In 1999, Congress passed the Gramm-Leach-Bliley Act, which repealed parts of the Glass-Steagall Act of 1933. Glass-Steagall had mandated the separation of investment and commercial banks. The 1999 act allowed the various Wall Street firms — investment banks, securities firms, and insurance companies — to consolidate. Gramm-Leach-Bliley gave big banks “a pass to the gaming tables some call the financial markets,” says Aguirre, who is now in a pitched battle with his former employer, the Securities and Exchange Commission. While at the agency, Aguirre had wanted to interview one of Wall Street’s biggest big shots; top-level bureaucrats at the agency blocked the move and fired Aguirre. Congressional investigators and the agency’s own internal inspector general said Aguirre was right to press for the interview and his firing was unjust. But the agency is still fighting his claim before the Merit Systems Protection Board.
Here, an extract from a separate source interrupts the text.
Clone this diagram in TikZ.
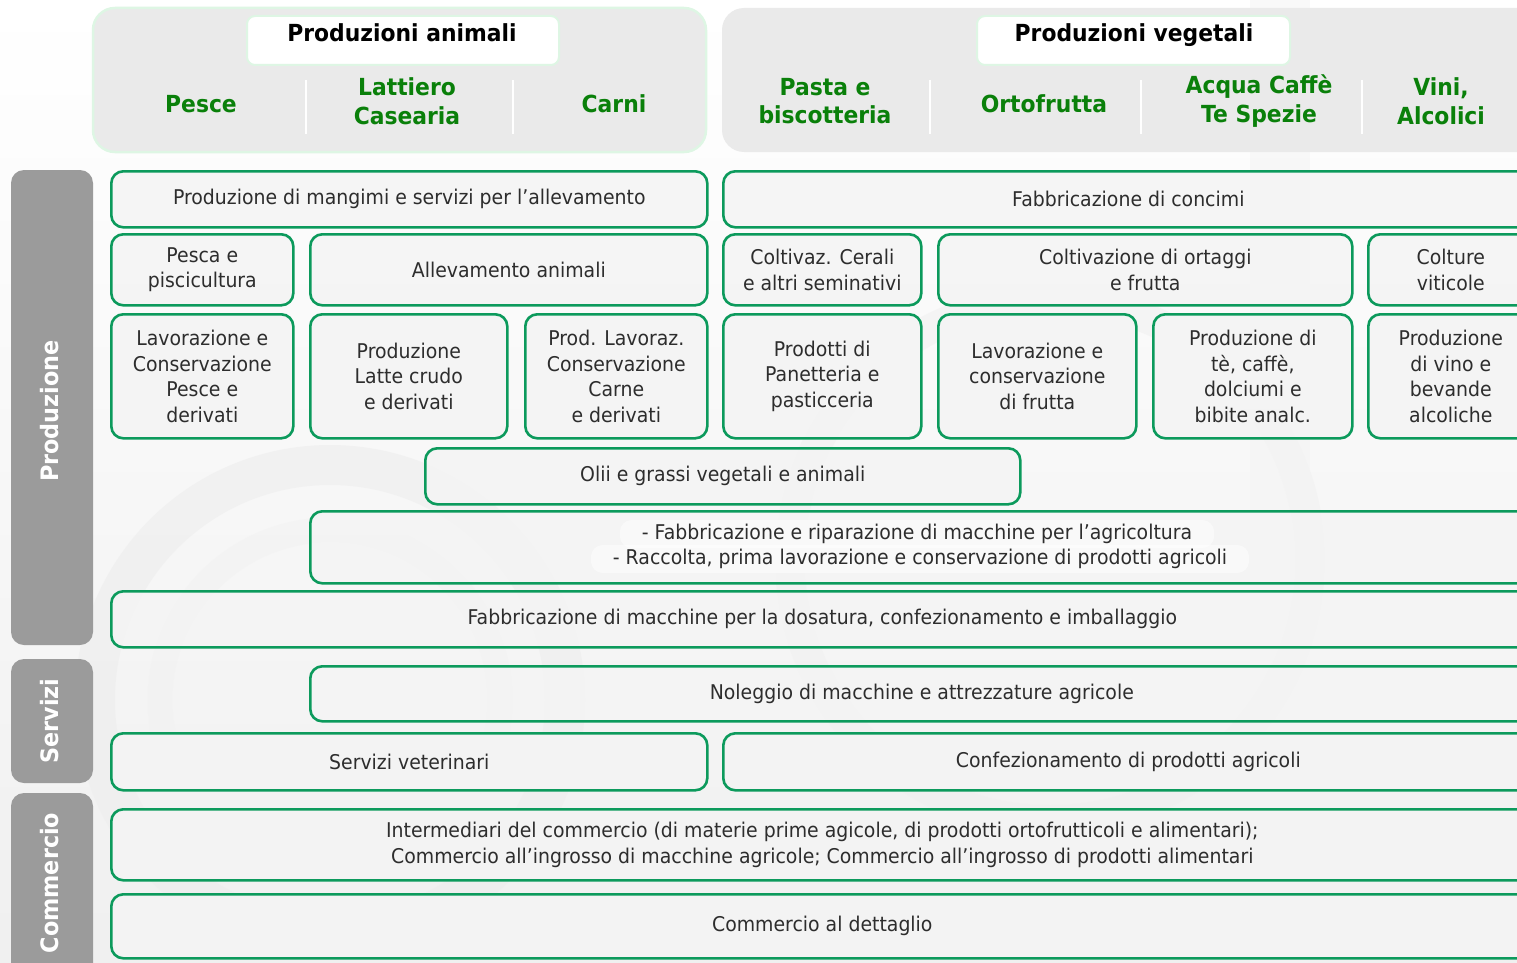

Both Aguirre and Lipper point to the so-called revolving door: lawyers at the regulatory agencies protect crooks, then go to work for $2 million a year for Wall Street law firms or brokerage houses. “As long as it is the Wall Street law and investment banking firms which are the likely future employers of many employees of regulating agencies, it is unlikely there is going to be stringent enforcement,” says Lipper. The Wall Street law firms completely control the Securities and Exchange Commission, says Aguirre. On Friday the agency made damaging charges against powerhouse Goldman Sachs; to establish credibility, the agency must not back down.
Welsh points out that as the housing bubble inflated, mortgage originators packaged and sold the loans to Wall Street, which then securitized them and peddled them to investors. So lenders had no incentive to make sure the borrower could pay off the mortgage. “Go back to the old lending standards, which required buyers to allocate no more than 33 percent of their income for a mortgage payment,” says Welsh. And once again, mortgage originators must verify borrowers’ income — no more liar loans. Mortgage originators should be forced to hold 5 percent of the mortgage “and be first to absorb any loss.” And rating agencies, which gave AAA ratings to securitized mortgages that were a bunch of junk “should be paid by the buyers, not the issuers.” It’s amazing that this blatant conflict of interest has gone on so long.